Um depósito de exatos R$ 139.894.785,19 está colocando em lados opostos o Tribunal de Justiça de Minas Gerais (TJMG), advogados e credores de precatórios. Embora o Executivo tenha repassado ao Judiciário R$ 174 milhões para quitar parte de sua dívida por meio de acordos diretos – quando o credor aceita deduções do valor que tem a receber para que o dinheiro seja liberado de forma mais rápida –, oficialmente, até julho apenas R$ 34.105.214,81 haviam sido usados. Diante desse fato, a Comissão Especial de Precatórios da Ordem dos Advogados do Brasil (OAB) em Minas Gerais quer que a sobra seja usada para pagar débitos que aguardam o pagamento em uma fila cronológica que se prolonga há 11 anos. Já o TJMG alega que, por lei, não pode atender à solicitação.
Um ofício tratando do assunto foi encaminhado ao TJMG em 25 de setembro, mas a OAB não só não obteve resposta do órgão como ainda se deparou com a publicação no Diário do Judiciário, cinco dias depois, de um novo edital convocando credores para tentar fechar acordos. Ainda não foi divulgado o balanço sobre as operações, mas, nos bastidores, a informação é que novamente não houve interessados suficientes para zerar o saldo de mais de R$ 139 milhões. Enquanto isso, o dinheiro é destinado ao Fundo Judiciário e integra aplicações que rendem verbas para o TJMG.

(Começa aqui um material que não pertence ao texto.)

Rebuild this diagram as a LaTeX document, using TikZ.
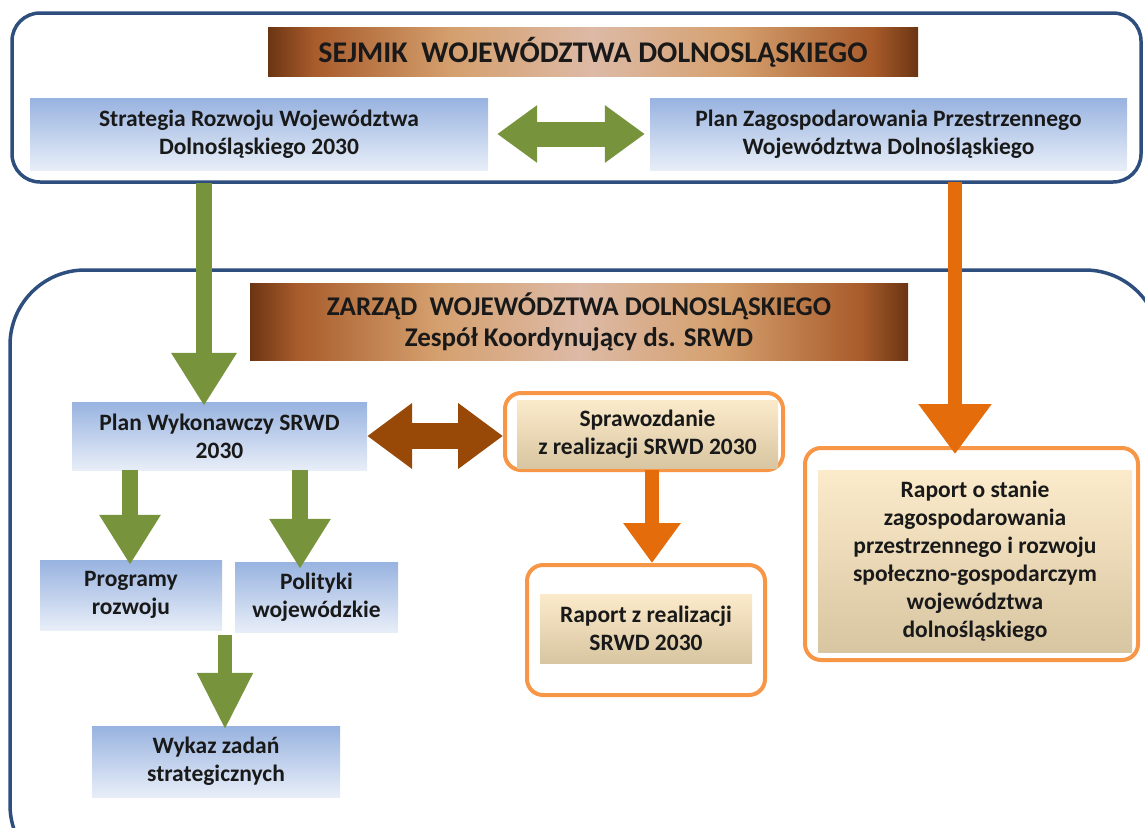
\documentclass[tikz,border=0pt]{standalone}
\usepackage{fontspec}
\setmainfont{Carlito}
\usetikzlibrary{arrows.meta,positioning,calc}
\definecolor{ramka}{HTML}{2E4F7E}
\definecolor{oliwka}{HTML}{77933C}
\definecolor{pomar}{HTML}{E46C0A}
\definecolor{pomarjas}{HTML}{F79646}
\definecolor{braz}{HTML}{984807}
\definecolor{niebgora}{HTML}{98B3E0}
\definecolor{niebdol}{HTML}{E8EEF8}
\definecolor{kremgora}{HTML}{FCEBCB}
\definecolor{kremdol}{HTML}{D8C5A1}
\definecolor{miedzc}{HTML}{6B3513}
\definecolor{miedzs}{HTML}{A85B2B}
\definecolor{miedzj}{HTML}{D49F6D}
\definecolor{miedzb}{HTML}{DDBAA6}
\pgfdeclarehorizontalshading{miedz}{100bp}{color(0bp)=(miedzc); color(25bp)=(miedzc);
  color(28.5bp)=(miedzs); color(39bp)=(miedzj); color(50bp)=(miedzb); color(61bp)=(miedzj);
  color(71.5bp)=(miedzs); color(75bp)=(miedzc); color(100bp)=(miedzc)}

\begin{document}
\begin{tikzpicture}[x=1pt,y=-1pt,line cap=butt,
    tekst/.style={font=\fontsize{23.5}{28}\selectfont\bfseries,text=black!90,align=center,inner sep=0pt},
    baner/.style={tekst,shading=miedz},
    niebbox/.style={tekst,top color=niebgora,bottom color=niebdol},
    krembox/.style={tekst,top color=kremgora,bottom color=kremdol},
    ramkapom/.style={draw=pomarjas,line width=4pt,rounded corners=16pt,inner sep=0pt},
    zielona/.style={draw=oliwka,line width=16pt,-{Triangle[length=50pt,width=58pt]}},
    pomarowa/.style={draw=pomar,line width=14pt,-{Triangle[length=50pt,width=70pt]}}]
  \useasboundingbox (0,0) rectangle (1145,827);
  % ramy
  \draw[ramka,line width=3.5pt,rounded corners=28pt] (12,13) rectangle (1141,182);
  \begin{scope}
    \clip (0,0) rectangle (1145,827);
    \draw[ramka,line width=3.5pt,rounded corners=75pt] (10,270) rectangle (1160,880);
  \end{scope}
  % sejmik
  \node[baner,minimum width=650pt,minimum height=49pt,font=\fontsize{30}{32}\selectfont\bfseries]
       (sejmik) at (593,52) {SEJMIK~~WOJEWÓDZTWA DOLNOSLĄSKIEGO};
  \node[niebbox,minimum width=458pt,minimum height=72pt] (strat) at (259,134)
       {Strategia Rozwoju Województwa\\Dolnośląskiego 2030};
  \node[niebbox,minimum width=477pt,minimum height=72pt] (plzp) at (888.5,134)
       {Plan Zagospodarowania Przestrzennego\\Województwa Dolnośląskiego};
  % zarzad
  \node[baner,minimum width=658pt,minimum height=77pt,font=\fontsize{27}{31}\selectfont\bfseries]
       (zarzad) at (579,321.5) {ZARZĄD~~WOJEWÓDZTWA DOLNOSLĄSKIEGO\\Zespół Koordynujący ds. SRWD};
  \node[niebbox,minimum width=295pt,minimum height=68pt] (planw) at (219.5,436)
       {Plan Wykonawczy SRWD\\2030};
  \node[ramkapom,minimum width=278pt,minimum height=77pt] (sprawr) at (644,431.5) {};
  \node[krembox,minimum width=261pt,minimum height=68pt] (spraw) at (647.5,434)
       {Sprawozdanie\\z realizacji SRWD 2030};
  \node[ramkapom,minimum width=238pt,minimum height=130pt] (rapzr) at (646,630) {};
  \node[krembox,minimum width=212pt,minimum height=69pt] (rapz) at (646,628.5)
       {Raport z realizacji\\SRWD 2030};
  \node[ramkapom,minimum width=333pt,minimum height=212pt] (rapor) at (971.5,554) {};
  \node[krembox,minimum width=314pt,minimum height=182pt] (rapo) at (975,561)
       {Raport o stanie\\zagospodarowania\\przestrzennego i rozwoju\\społeczno-gospodarczym\\województwa\\dolnośląskiego};
  \node[niebbox,minimum width=182pt,minimum height=70pt] (prog) at (131,595)
       {Programy\\rozwoju};
  \node[niebbox,minimum width=163pt,minimum height=70pt] (polit) at (316.5,597)
       {Polityki\\wojewódzkie};
  \node[niebbox,minimum width=248pt,minimum height=71pt] (wykaz) at (216,761.5)
       {Wykaz zadań\\strategicznych};
  % strzalki
  \coordinate (zs) at (204,183);
  \coordinate (ps) at (955,182);
  \coordinate (sp) at (652,470);
  \coordinate (pg) at (130,470);
  \coordinate (pl) at (300,470);
  \coordinate (wk) at (225,635);
  \draw[oliwka,line width=25pt,{Triangle[length=40pt,width=55pt]}-{Triangle[length=40pt,width=55pt]},
        shorten <=9pt,shorten >=5pt] (strat.east) -- (plzp.west);
  \draw[braz,line width=26pt,{Triangle[length=45pt,width=63pt]}-{Triangle[length=45pt,width=63pt]}]
        (planw.east) -- (planw.east -| sprawr.west);
  \draw[zielona,-{Triangle[length=53pt,width=62pt]}] (zs) -- ([yshift=-4pt]zs |- planw.north);
  \draw[pomarowa] (ps) -- ([yshift=-8pt]ps |- rapor.north);
  \draw[pomarowa,-{Triangle[length=40pt,width=55pt]}] (sp) -- (sp |- rapzr.north);
  \draw[zielona] (pg) -- ([yshift=-5pt]pg |- prog.north);
  \draw[zielona] (pl) -- ([yshift=-7pt]pl |- polit.north);
  \draw[zielona,line width=14pt,-{Triangle[length=57pt,width=52pt]}]
        (wk) -- ([yshift=-4pt]wk |- wykaz.north);
\end{tikzpicture}
\end{document}
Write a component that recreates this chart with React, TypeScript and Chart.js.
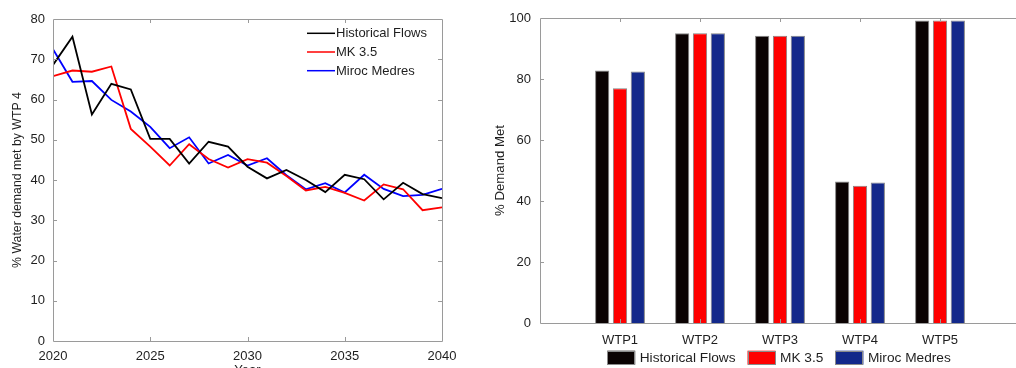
import React, { useEffect, useRef } from 'react';
import { Chart, registerables } from 'chart.js';

Chart.register(...registerables);

// ---------- Left chart data ----------
const years = [2020, 2021, 2022, 2023, 2024, 2025, 2026, 2027, 2028, 2029, 2030, 2031, 2032, 2033, 2034, 2035, 2036, 2037, 2038, 2039, 2040];
const historicalFlows = [68.6, 75.6, 56.3, 63.9, 62.5, 50.2, 50.2, 44.1, 49.5, 48.3, 43.3, 40.4, 42.5, 40.0, 37.0, 41.3, 40.2, 35.2, 39.3, 36.5, 35.5];
const mk35 = [65.8, 67.2, 66.9, 68.2, 52.7, 48.3, 43.6, 48.9, 45.2, 43.1, 45.2, 44.3, 41.0, 37.4, 38.3, 36.8, 34.9, 38.9, 37.7, 32.5, 33.2];
const mirocMedres = [72.5, 64.4, 64.6, 59.9, 57.0, 53.2, 47.9, 50.6, 44.1, 46.2, 43.6, 45.4, 41.2, 37.7, 39.2, 36.9, 41.3, 37.8, 36.0, 36.3, 37.8];
const seriesNames = ['Historical Flows', 'MK 3.5', 'Miroc Medres'];
const lineColors = ['#000000', '#ff0000', '#0000ff'];
const leftYTitle = '% Water demand met by WTP 4';
const leftXTitle = 'Year';

// ---------- Right chart data ----------
const plants = ['WTP1', 'WTP2', 'WTP3', 'WTP4', 'WTP5'];
const barHistorical = [82.8, 95.0, 94.2, 46.4, 99.2];
const barMk35 = [77.0, 95.0, 94.2, 45.0, 99.2];
const barMiroc = [82.5, 95.0, 94.2, 46.1, 99.2];
const barColors = ['#0a0202', '#ff0000', '#13288a'];
const rightYTitle = '% Demand Met';

const FONT = 'Liberation Sans, Arial, Helvetica, sans-serif';
const TEXT = '#1e1e1e';
const FRAME = '#9a9a9a';

Chart.defaults.font.family = FONT;
Chart.defaults.font.size = 13;
Chart.defaults.color = TEXT;

const framePlugin = {
  id: 'frameTicks',
  afterDatasetsDraw(chart: any, _args: any, opts: any) {
    const { ctx, chartArea, scales } = chart;
    const { left, right, top, bottom } = chartArea;
    const len = opts.len ?? 4;
    ctx.save();
    ctx.strokeStyle = FRAME;
    ctx.lineWidth = 1;
    ctx.beginPath();
    ctx.rect(Math.round(left) + 0.5, Math.round(top) + 0.5, Math.round(right - left), Math.round(bottom - top));
    const xs = scales.x;
    xs.ticks.forEach((t: any, i: number) => {
      if (opts.skipEmpty && (t.label === '' || t.label == null)) return;
      const px = Math.round(xs.getPixelForTick(i)) + 0.5;
      if (px <= left + 1 || px >= right - 1) return;
      ctx.moveTo(px, bottom);
      ctx.lineTo(px, bottom - len);
      ctx.moveTo(px, top);
      ctx.lineTo(px, top + len);
    });
    const ys = scales.y;
    ys.ticks.forEach((_t: any, i: number) => {
      const py = Math.round(ys.getPixelForTick(i)) + 0.5;
      if (py <= top + 1 || py >= bottom - 1) return;
      ctx.moveTo(left, py);
      ctx.lineTo(left + len, py);
      ctx.moveTo(right, py);
      ctx.lineTo(right - len, py);
    });
    ctx.stroke();
    ctx.restore();
  },
};

const lineLegendPlugin = {
  id: 'lineLegend',
  afterDraw(chart: any, _args: any, opts: any) {
    if (!opts || !opts.enabled) return;
    const { ctx, chartArea } = chart;
    const x0 = chartArea.right - opts.fromRight;
    const y0 = chartArea.top + opts.fromTop;
    ctx.save();
    ctx.font = `${opts.fontSize}px ${FONT}`;
    ctx.textBaseline = 'middle';
    ctx.textAlign = 'left';
    chart.data.datasets.forEach((ds: any, i: number) => {
      const y = y0 + i * opts.rowGap;
      ctx.strokeStyle = ds.borderColor;
      ctx.lineWidth = 1.5;
      ctx.beginPath();
      ctx.moveTo(x0, y);
      ctx.lineTo(x0 + opts.lineLen, y);
      ctx.stroke();
      ctx.fillStyle = TEXT;
      ctx.fillText(ds.label, x0 + opts.lineLen + 1, y + 0.5);
    });
    ctx.restore();
  },
};

const boxLegendPlugin = {
  id: 'boxLegend',
  afterDraw(chart: any, _args: any, opts: any) {
    if (!opts || !opts.enabled) return;
    const { ctx, chartArea } = chart;
    ctx.save();
    ctx.font = `${opts.fontSize}px ${FONT}`;
    ctx.textBaseline = 'middle';
    ctx.textAlign = 'left';
    const items = chart.data.datasets.map((ds: any) => ({
      label: ds.label,
      color: ds.backgroundColor,
      w: ctx.measureText(ds.label).width,
    }));
    const total = items.reduce((s: number, it: any) => s + opts.boxW + opts.textGap + it.w, 0) + opts.itemGap * (items.length - 1);
    let x = (chartArea.left + chartArea.right) / 2 + opts.centerShift - total / 2;
    const by = chartArea.bottom + opts.boxTop;
    items.forEach((it: any) => {
      ctx.fillStyle = it.color;
      ctx.fillRect(x, by, opts.boxW, opts.boxH);
      ctx.strokeStyle = '#8a8a8a';
      ctx.lineWidth = 1;
      ctx.strokeRect(Math.round(x) + 0.5, Math.round(by) + 0.5, opts.boxW - 1, opts.boxH - 1);
      ctx.fillStyle = TEXT;
      ctx.fillText(it.label, x + opts.boxW + opts.textGap, by + opts.boxH / 2 + 0.5);
      x += opts.boxW + opts.textGap + it.w + opts.itemGap;
    });
    ctx.restore();
  },
};

export default function App() {
  const leftRef = useRef<HTMLCanvasElement>(null);
  const rightRef = useRef<HTMLCanvasElement>(null);

  useEffect(() => {
    const lineSeries = [historicalFlows, mk35, mirocMedres];
    const left = new Chart(leftRef.current as HTMLCanvasElement, {
      type: 'line',
      data: {
        datasets: lineSeries.map((vals, k) => ({
          label: seriesNames[k],
          data: years.map((yr, i) => ({ x: yr, y: vals[i] })),
          borderColor: lineColors[k],
          backgroundColor: lineColors[k],
          borderWidth: 1.8,
          pointRadius: 0,
          tension: 0,
          fill: false,
        })),
      },
      options: {
        animation: false,
        responsive: false,
        events: [],
        layout: { padding: { left: 0, right: 28, top: 19, bottom: 0 } },
        plugins: {
          legend: { display: false },
          tooltip: { enabled: false },
          frameTicks: { len: 4 },
          lineLegend: { enabled: true, fromRight: 135, fromTop: 14.3, rowGap: 18.7, lineLen: 28, fontSize: 13 },
        } as any,
        scales: {
          x: {
            type: 'linear',
            min: 2020,
            max: 2040,
            ticks: { stepSize: 5, padding: 8, color: TEXT, font: { size: 13 }, callback: (v: any) => String(v) },
            grid: { display: false, drawTicks: false },
            border: { display: false },
            title: { display: true, text: leftXTitle, color: TEXT, font: { size: 13 }, padding: { top: 0, bottom: 2 } },
            afterFit: (s: any) => { s.height = 39; },
          },
          y: {
            type: 'linear',
            min: 0,
            max: 80,
            ticks: { stepSize: 10, padding: 8, color: TEXT, font: { size: 13 } },
            grid: { display: false, drawTicks: false },
            border: { display: false },
            title: { display: true, text: leftYTitle, color: TEXT, font: { size: 12.3 }, padding: { top: 10.5, bottom: 0 } },
            afterFit: (s: any) => { s.width = 53; },
          },
        },
      },
      plugins: [framePlugin, lineLegendPlugin],
    } as any);

    const barSeries = [barHistorical, barMk35, barMiroc];
    const right = new Chart(rightRef.current as HTMLCanvasElement, {
      type: 'bar',
      data: {
        labels: ['', ...plants, ''],
        datasets: barSeries.map((vals, k) => ({
          label: seriesNames[k],
          data: [null, ...vals, null],
          backgroundColor: barColors[k],
          borderColor: '#858585',
          borderWidth: 1,
          categoryPercentage: 0.668,
          barPercentage: 0.8,
        })),
      },
      options: {
        animation: false,
        responsive: false,
        events: [],
        layout: { padding: { left: 0, right: 5, top: 18, bottom: 24 } },
        plugins: {
          legend: { display: false },
          tooltip: { enabled: false },
          frameTicks: { len: 4, skipEmpty: true },
          boxLegend: { enabled: true, fontSize: 13.7, boxW: 28, boxH: 14, textGap: 4.5, itemGap: 12, boxTop: 27.7, centerShift: -1 },
        } as any,
        scales: {
          x: {
            type: 'category',
            offset: false,
            ticks: { padding: 10, autoSkip: false, maxRotation: 0, color: TEXT, font: { size: 13 } },
            grid: { display: false, drawTicks: false, offset: false },
            border: { display: false },
            afterFit: (s: any) => { s.height = 21; },
          },
          y: {
            type: 'linear',
            min: 0,
            max: 100,
            ticks: { stepSize: 20, padding: 9, color: TEXT, font: { size: 13 } },
            grid: { display: false, drawTicks: false },
            border: { display: false },
            title: { display: true, text: rightYTitle, color: TEXT, font: { size: 13.2 }, padding: { top: 22, bottom: 0 } },
            afterFit: (s: any) => { s.width = 70; },
          },
        },
      },
      plugins: [framePlugin, boxLegendPlugin],
    } as any);

    return () => {
      left.destroy();
      right.destroy();
    };
  }, []);

  return (
    <div style={{ position: 'fixed', left: 0, top: 0, width: 1016, height: 368, overflow: 'hidden', background: '#ffffff' }}>
      <canvas ref={leftRef} width={470} height={380} style={{ position: 'absolute', left: 0, top: 0, display: 'block' }} />
      <canvas ref={rightRef} width={560} height={368} style={{ position: 'absolute', left: 470, top: 0, display: 'block' }} />
    </div>
  );
}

O Estado de Minas teve acesso ao documento destinado à Central de Conciliação de Precatórios do TJMG, em que os advogados alegam que a Constituição Federal determina que os recursos depositados em contas especiais para fins de pagamento de precatórios não poderão retornar para estados, Distrito Federal e municípios devedores, devendo ser integralmente usados no exercício financeiro a que se referem. Portanto, toda a verba teria que ser destinada aos credores até o próximo dia 31.
“Não restam dúvidas de que, para que sejam cumpridas as determinações constitucionais, o valor remanescente do Edital de Acordos Diretos com o Estado de Minas Gerais, qual seja, R$ 139.894.785,19, deverá ser integralmente utilizado no presente exercício financeiro para pagamento de precatórios na ordem cronológica, uma vez que é inviável a utilização de tais recursos em outra modalidade de pagamento de precatórios”, diz trecho do ofício.
Os advogados e credores se valem ainda do artigo 97 da Constituição, onde está escrito que pelo menos 50% dos recursos destinados ao pagamento de precatórios devem ser utilizadom para os créditos em ordem cronológica de apresentação. “Fica claro, portanto, que se trata de percentual mínimo de aplicação dos recursos, podendo o Tribunal de Justiça, ao administrar tais valores, destinar percentual superior a este para pagamentos de precatórios na ordem cronológica”, afirma outro trecho do documento.
Modalidade O juiz da Central de Conciliação de Precatórios do TJ mineiro, Ramon Tácio de Oliveira, rebate a OAB. Segundo ele, ainda estão em andamento negociações com credores e não há como afirmar que não serão usados todos os recursos disponíveis no Judiciário. O magistrado alega ainda que a verba é carimbada, e portanto, não pode ser destinada para a quitação de precatórios pela ordem cronológica. De acordo com ele, o orçamento aprovado para o Executivo este ano prevê a destinação de R$ 310 milhões para as dívidas, sendo metade para cada modalidade de pagamento.
“Se não for assim, vai virar uma briga entre credores. Se eu usar o dinheiro da ordem cronológica para pagar os acordos, eles vão se sentir prejudicados. Da mesma forma, se usar o dinheiro dos acordos para pagar os outros precatórios, haverá reclamação”, diz Ramon Tácio. O magistrado pondera ainda que as verbas são repassadas mensalmente, e a última parcela – prevista em R$ 27 milhões – chegará aos cofres do Judiciário no dia 30. “Como eu vou gastar em um dia quase R$ 30 milhões para não ter sobra para 2015?”, questiona.
Os argumentos, no entanto, não convencem os credores. Advogados de alguns deles já admitem a possibilidade de recorrer ao Conselho Nacional de Justiça (CNJ) por meio do chamado “pedido de providência” para tentar forçar o TJ mineiro a pagar os precatórios com a sobra dos acordos. Já há parecer do Fórum Nacional de Precatórios (Fonaprec), órgão vinculado ao CNJ, no sentido de que, não havendo acordos, os recursos devem ser destinados ao pagamento da lista cronológica de precatórios.